His NHL high-water mark came in 2013-14, when he played 55 games, getting seven points (four goals, three assists), for the Vancouver Canucks. He hasn't played more than 21 NHL games in any other season.

Dalpe has transitioned from hotshot prospect to veteran American Hockey League leader, valued for his ability to set a course to the NHL for younger players that had passed him on the depth chart.

That was his role for the Panthers this season, serving as a mentor in Charlotte of the AHL and providing injury cover for the Panthers. He played in 14 regular-season games with Florida, getting four points (two goals, two assists). He had 35 points (21 goals, 14 assists) in 47 games with Charlotte.

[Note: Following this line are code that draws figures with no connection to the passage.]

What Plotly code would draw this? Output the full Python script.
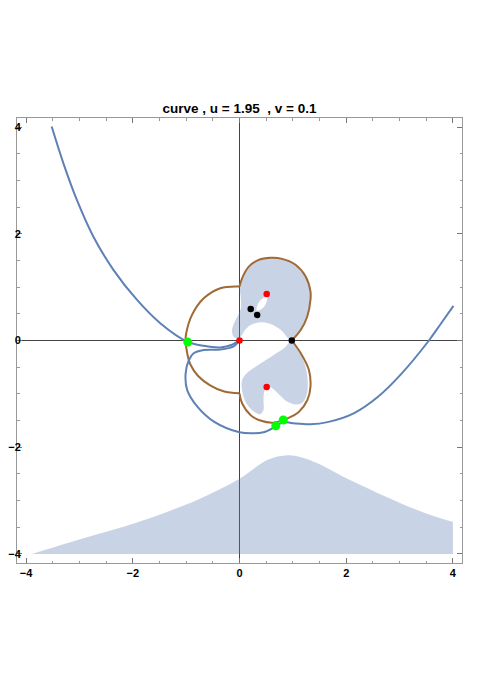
import plotly.graph_objects as go

# blue curve, first branch (top left down to the cusp at the origin)
blue_a_x = [-3.52, -3.30, -3.05, -2.74, -2.36, -1.92, -1.48, -0.98, -0.67, -0.36, -0.14, -0.04, 0.0]
blue_a_y = [4.01, 3.32, 2.64, 1.95, 1.32, 0.76, 0.32, -0.02, -0.10, -0.13, -0.08, -0.02, 0.0]

# blue curve, second branch (origin, loop round the left, out to the right)
blue_b_x = [0.0, -0.11, -0.36, -0.67, -0.86, -0.95, -1.01, -0.98, -0.79, -0.48, 0.0, 0.25,
            0.45, 0.68, 0.82, 1.0, 1.33, 1.65, 2.15, 2.59, 3.02, 3.55, 3.77, 4.01]
blue_b_y = [0.0, -0.11, -0.17, -0.18, -0.24, -0.37, -0.62, -0.93, -1.24, -1.52, -1.72, -1.74,
            -1.72, -1.61, -1.53, -1.55, -1.57, -1.53, -1.36, -1.06, -0.64, 0.0, 0.31, 0.65]

# brown curve in three arcs
brown_left_x = [0.0, -0.36, -0.67, -0.89, -1.0, -1.01, -0.98, -0.92, -0.78, -0.55, -0.3, 0.0]
brown_left_y = [1.01, 0.98, 0.79, 0.48, 0.13, 0.0, -0.24, -0.45, -0.66, -0.84, -0.95, -0.99]
brown_low_x = [0.0, 0.05, 0.21, 0.39, 0.64, 0.90, 1.11, 1.27, 1.33, 1.30, 1.15, 0.98]
brown_low_y = [-0.99, -1.18, -1.40, -1.50, -1.54, -1.46, -1.34, -1.12, -0.87, -0.55, -0.24, 0.0]
brown_up_x = [0.98, 1.15, 1.27, 1.33, 1.33, 1.24, 1.05, 0.80, 0.58, 0.36, 0.17, 0.05, 0.0]
brown_up_y = [0.0, 0.2, 0.45, 0.76, 0.92, 1.20, 1.42, 1.53, 1.55, 1.51, 1.38, 1.17, 1.01]

# shaded regions
upper_x = [0.98, 1.15, 1.27, 1.33, 1.33, 1.24, 1.05, 0.80, 0.58, 0.36, 0.17, 0.05, 0.0,
           0.02, 0.03, 0.02, -0.04, -0.10, -0.14, -0.12, -0.05, 0.03, 0.10, 0.21, 0.39, 0.58, 0.77, 0.98]
upper_y = [0.0, 0.2, 0.45, 0.76, 0.92, 1.20, 1.42, 1.53, 1.55, 1.51, 1.38, 1.17, 1.0,
           0.85, 0.70, 0.58, 0.45, 0.33, 0.20, 0.09, 0.04, 0.08, 0.19, 0.29, 0.34, 0.31, 0.20, 0.0]
hole_x = [0.32, 0.335, 0.37, 0.44, 0.52, 0.505, 0.47, 0.40, 0.32]
hole_y = [0.56, 0.66, 0.725, 0.79, 0.81, 0.72, 0.645, 0.58, 0.56]
lower_x = [0.98, 1.13, 1.24, 1.28, 1.25, 1.17, 1.05, 0.90, 0.75, 0.62, 0.54, 0.47, 0.45,
           0.45, 0.39, 0.28, 0.13, 0.05, 0.05, 0.15, 0.38, 0.64, 0.85, 0.98]
lower_y = [0.0, -0.22, -0.50, -0.80, -1.05, -1.17, -1.20, -1.15, -1.02, -0.90, -0.87, -0.94, -1.12,
           -1.30, -1.38, -1.34, -1.18, -0.95, -0.74, -0.60, -0.44, -0.27, -0.13, 0.0]
bottom_x = [-3.89, -3.0, -1.98, -1.3, -0.73, 0.0, 0.52, 0.9, 1.2, 1.46, 2.08, 3.02, 3.5, 4.0]
bottom_y = [-4.0, -3.73, -3.43, -3.19, -2.96, -2.59, -2.24, -2.15, -2.2, -2.30, -2.62, -3.05, -3.24, -3.40]
bottom_base = -4.0

# marked points
green_x = [-0.97, 0.68, 0.82]
green_y = [-0.03, -1.60, -1.49]
red_x = [0.0, 0.51, 0.51]
red_y = [0.0, 0.87, -0.87]
black_x = [0.21, 0.33, 0.98]
black_y = [0.59, 0.48, 0.0]

BLUE = "#5e81b5"
BROWN = "#a06a35"
FILL = "rgba(94,129,181,0.34)"

fig = go.Figure()

fig.add_trace(go.Scatter(x=[bottom_x[0], bottom_x[-1]], y=[bottom_base, bottom_base],
                         mode="lines", line=dict(width=0), hoverinfo="skip"))
fig.add_trace(go.Scatter(x=bottom_x, y=bottom_y, mode="lines", fill="tonexty",
                         fillcolor=FILL, line=dict(width=0, shape="spline")))
for xs, ys in [(upper_x, upper_y), (lower_x, lower_y)]:
    fig.add_trace(go.Scatter(x=xs, y=ys, mode="lines", fill="toself", fillcolor=FILL,
                             line=dict(width=0, shape="spline")))
fig.add_trace(go.Scatter(x=hole_x, y=hole_y, mode="lines", fill="toself", fillcolor="white",
                         line=dict(width=0, shape="spline")))

for xs, ys in [(brown_left_x, brown_left_y), (brown_low_x, brown_low_y), (brown_up_x, brown_up_y)]:
    fig.add_trace(go.Scatter(x=xs, y=ys, mode="lines",
                             line=dict(color=BROWN, width=2, shape="spline")))
for xs, ys in [(blue_a_x, blue_a_y), (blue_b_x, blue_b_y)]:
    fig.add_trace(go.Scatter(x=xs, y=ys, mode="lines",
                             line=dict(color=BLUE, width=2, shape="spline")))

fig.add_trace(go.Scatter(x=green_x, y=green_y, mode="markers", marker=dict(color="#00ff00", size=9)))
fig.add_trace(go.Scatter(x=red_x, y=red_y, mode="markers", marker=dict(color="#ff0000", size=6.5)))
fig.add_trace(go.Scatter(x=black_x, y=black_y, mode="markers", marker=dict(color="black", size=6.5)))

axis_style = dict(
    range=[-4.17, 4.17],
    tickvals=[-4, -2, 0, 2, 4],
    ticks="inside", ticklen=5, tickcolor="#777",
    minor=dict(dtick=0.5, ticks="inside", ticklen=2.5, tickcolor="#999"),
    showline=True, mirror="allticks", linecolor="#999", linewidth=1,
    showgrid=False, automargin=False,
    zeroline=True, zerolinecolor="#444", zerolinewidth=1,
    tickfont=dict(family="Liberation Sans", size=11, color="black", weight="bold"),
)

# the page body adds 8px, so margins are shifted to keep the frame where it belongs
fig.update_layout(
    width=485, height=686,
    margin=dict(l=9, r=31, t=110, b=131),
    paper_bgcolor="white", plot_bgcolor="white",
    showlegend=False,
    title=dict(text="curve , u = 1.95  , v = 0.1", xref="paper", x=0.5, xanchor="center",
               y=1 - 100 / 686, yanchor="middle",
               font=dict(family="Liberation Sans", size=13.5, color="black", weight="bold")),
    xaxis=axis_style,
    yaxis=dict(axis_style, ticklabelstandoff=-7),
)

fig.write_html("out.html")
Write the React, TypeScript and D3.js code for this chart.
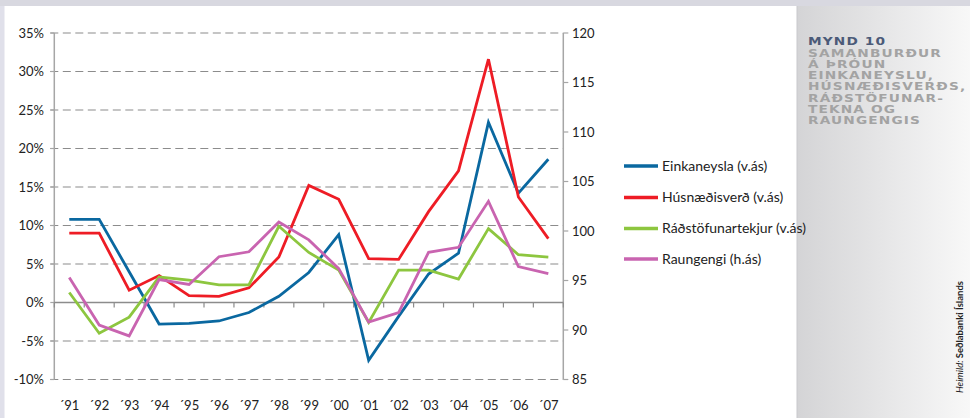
import React from "react";
import * as d3 from "d3";

const years = ["91","92","93","94","95","96","97","98","99","00","01","02","03","04","05","06","07"];
const einkaneysla = [10.8,10.8,4.0,-2.8,-2.7,-2.4,-1.3,0.8,3.9,8.8,-7.5,-1.8,3.7,6.4,23.4,14.2,18.6];
const husnaedisverd = [9.0,9.0,1.6,3.5,0.9,0.8,1.9,5.9,15.2,13.4,5.7,5.6,11.8,17.1,31.6,13.7,8.3];
const radstofunartekjur = [1.3,-4.0,-1.9,3.3,2.9,2.3,2.3,9.9,6.5,4.2,-2.6,4.2,4.2,3.05,9.6,6.2,5.9];
const raungengi = [95.3,90.5,89.4,95.1,94.6,97.4,97.9,100.9,99.1,96.2,90.8,91.75,97.85,98.35,103.0,96.4,95.7];
const leftTicks = [35,30,25,20,15,10,5,0,-5,-10];
const rightTicks = [120,115,110,105,100,95,90,85];
const titleLines = ["SAMANBURÐUR","Á ÞRÓUN","EINKANEYSLU,","HÚSNÆÐISVERÐS,","RÁÐSTÖFUNAR-","TEKNA OG","RAUNGENGIS"];

const series = [
  { name: "Einkaneysla (v.ás)", values: einkaneysla, color: "#0a68a0", axis: "L" },
  { name: "Húsnæðisverð (v.ás)", values: husnaedisverd, color: "#ee1c25", axis: "L" },
  { name: "Ráðstöfunartekjur (v.ás)", values: radstofunartekjur, color: "#8dc63f", axis: "L" },
  { name: "Raungengi (h.ás)", values: raungengi, color: "#c964b0", axis: "R" },
];

const FONT = "Lato, 'Open Sans', sans-serif";

export default function App() {
  const x0 = 54.3, x1 = 563.3, yTop = 33, yBot = 379.5;
  const x = d3.scaleBand<string>().domain(years).range([x0, x1]).padding(0);
  const cx = (i: number) => (x(years[i]) as number) + x.bandwidth() / 2;
  const yL = d3.scaleLinear().domain([-10, 35]).range([yBot, yTop]);
  const yR = d3.scaleLinear().domain([85, 120]).range([yBot, yTop]);
  const lineFor = (s: typeof series[number]) =>
    d3.line<number>().x((_, i) => cx(i)).y((v) => (s.axis === "L" ? yL(v) : yR(v)))(s.values) || "";

  return (
    <svg width={970} height={418} style={{ position: "absolute", left: 0, top: 0 }} fontFamily={FONT}>
      <defs>
        <linearGradient id="side" x1="0" x2="1" y1="0" y2="0">
          <stop offset="0" stopColor="#d4d4d6" />
          <stop offset="1" stopColor="#f8f8f8" />
        </linearGradient>
      </defs>
      <rect x={0} y={0} width={970} height={418} fill="#ffffff" />
      <rect x={0} y={0} width={4.5} height={418} fill="#e0e0ea" />
      <rect x={0} y={0} width={970} height={6} fill="#d8d8e0" />
      <rect x={797} y={6} width={173} height={412} fill="url(#side)" />
      <line x1={797} x2={797} y1={6} y2={418} stroke="#c8c8cc" strokeWidth={1} />

      {/* gridlines */}
      {leftTicks.filter((t) => t !== 0).map((t) => (
        <line key={"g" + t} x1={x0 - 4} x2={x1} y1={yL(t)} y2={yL(t)} stroke="#8c8c8c" strokeWidth={1.2} strokeDasharray="8,4.5" />
      ))}
      {/* left axis */}
      <line x1={x0} x2={x0} y1={yTop} y2={yBot} stroke="#a6a6a6" strokeWidth={1.5} />
      {leftTicks.map((t) => (
        <g key={"lt" + t}>
          <line x1={x0 - 4} x2={x0} y1={yL(t)} y2={yL(t)} stroke="#a6a6a6" strokeWidth={1.2} />
          <text x={44} y={yL(t)} dy="0.35em" textAnchor="end" fontSize={13} fill="#222">{t + "%"}</text>
        </g>
      ))}
      {/* right axis */}
      <line x1={x1} x2={x1} y1={yTop} y2={yBot} stroke="#a6a6a6" strokeWidth={1.5} />
      {rightTicks.map((t) => (
        <g key={"rt" + t}>
          <line x1={x1} x2={x1 + 5} y1={yR(t)} y2={yR(t)} stroke="#a6a6a6" strokeWidth={1.2} />
          <text x={572} y={yR(t)} dy="0.35em" textAnchor="start" fontSize={13} fill="#222">{t}</text>
        </g>
      ))}
      {/* zero axis */}
      <line x1={x0} x2={x1} y1={yL(0)} y2={yL(0)} stroke="#8c8c8c" strokeWidth={1.3} />
      {years.map((yr) => (
        <line key={"xt" + yr} x1={x(yr) as number} x2={x(yr) as number} y1={yL(0)} y2={yL(0) + 5} stroke="#8c8c8c" strokeWidth={1.2} />
      ))}
      <line x1={x1} x2={x1} y1={yL(0)} y2={yL(0) + 5} stroke="#8c8c8c" strokeWidth={1.2} />
      {years.map((yr, i) => (
        <text key={"xl" + yr} x={cx(i)} y={405} dy="0.35em" textAnchor="middle" fontSize={13} fill="#222">{"´" + yr}</text>
      ))}

      {/* series */}
      {series.map((s) => (
        <path key={s.name} d={lineFor(s)} fill="none" stroke={s.color} strokeWidth={2.8} strokeLinejoin="miter" />
      ))}

      {/* legend */}
      {series.map((s, i) => {
        const ly = [166, 197.5, 228.5, 259][i];
        return (
          <g key={"lg" + i}>
            <line x1={624} x2={658} y1={ly} y2={ly} stroke={s.color} strokeWidth={3.5} />
            <text x={662} y={ly} dy="0.35em" fontSize={14} fill="#222">{s.name}</text>
          </g>
        );
      })}

      {/* sidebar title */}
      <g transform="translate(808,0) scale(1.27,1)" fontFamily="'DejaVu Sans', sans-serif" fontWeight="bold" fontSize={10.8} letterSpacing={0.9}>
        <text x={0} y={45} fill="#4b5a78">MYND 10</text>
        {titleLines.map((l, i) => (
          <text key={l} x={0} y={56.6 + i * 11.3} fill="#a3a3a3">{l}</text>
        ))}
      </g>
      <text transform="translate(963,393) rotate(-90)" fontSize={9.5} fill="#222" fontFamily={FONT}>
        <tspan fontStyle="italic">Heimild: </tspan>
        <tspan fontWeight="bold">Seðlabanki Íslands</tspan>
      </text>
    </svg>
  );
}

Florida coach Paul Maurice inserted Dalpe into the lineup during the first-round series against the Boston Bruins, assigning him a role as fourth-line energy guy. In his third game, Game 6 of the series, he scored his first career Stanley Cup Playoffs goal, starting a third-period comeback in a 7-5 win to tie the best-of-7 series at 3-3.

He played five games in the second-round series against the Toronto Maple Leafs but was a healthy scratch until Game 1 of the Final, when he somewhat unexpectedly returned to the fray.

"I'm not giving him [this] opportunity; the opportunity was going to somebody and he took it, " Maurice said after Game 1 of the Cup Final. "He made it be him. He didn't just do it by having a good month. He became that kind of man over the course of the year who worked his [butt] off every day and did all the details, and when he's in the American Hockey League, he's in the American Hockey League and he's just a leader down there. He drives every day.

"That man has done everything he possibly can to be ready for an opportunity. Then opportunity came up, it had to be him, and he made the most of it in the Boston series. He scored a huge goal for us that puts us in a position to be here today."

Dalpe, who has one point in 11 postseason games, signed a two-year, two-way contract with the Panthers in March, which has him signed through the 2024-25 NHL season.

He could stick in the NHL after proving his worth in these playoffs or he could be the voice of reason and the beacon of professionalism in the AHL.

Dalpe, who played 5:23 in Game 3, isn't worried about any of that right now.

He is trying to help the Panthers win the Stanley Cup, which he has dreamed about since childhood, the dangling carrot that has made all the disappointments somewhat bearable.

"You always hoped to be here, right?" Dalpe said before the series started. "You check off the years in your career and you pile on the years and you pile on some surgeries and now you are like 13, 14 years in and you are like, "Is this going to happen for me or not?'"

It is happening and Dalpe still has a chance to win the Stanley Cup, to accomplish something his childhood heroes, Lanny MacDonald of the Calgary Flames and Joe Sakic of the Colorado Avalanche, did during their careers. He could still have a picture of himself with the shiny silver chalice that filled his dreams for so many years.

An unexpected opportunity maybe, but not unappreciated.

"He's going to build some of the most important hockey memories of his career toward the end of his career," Maurice said.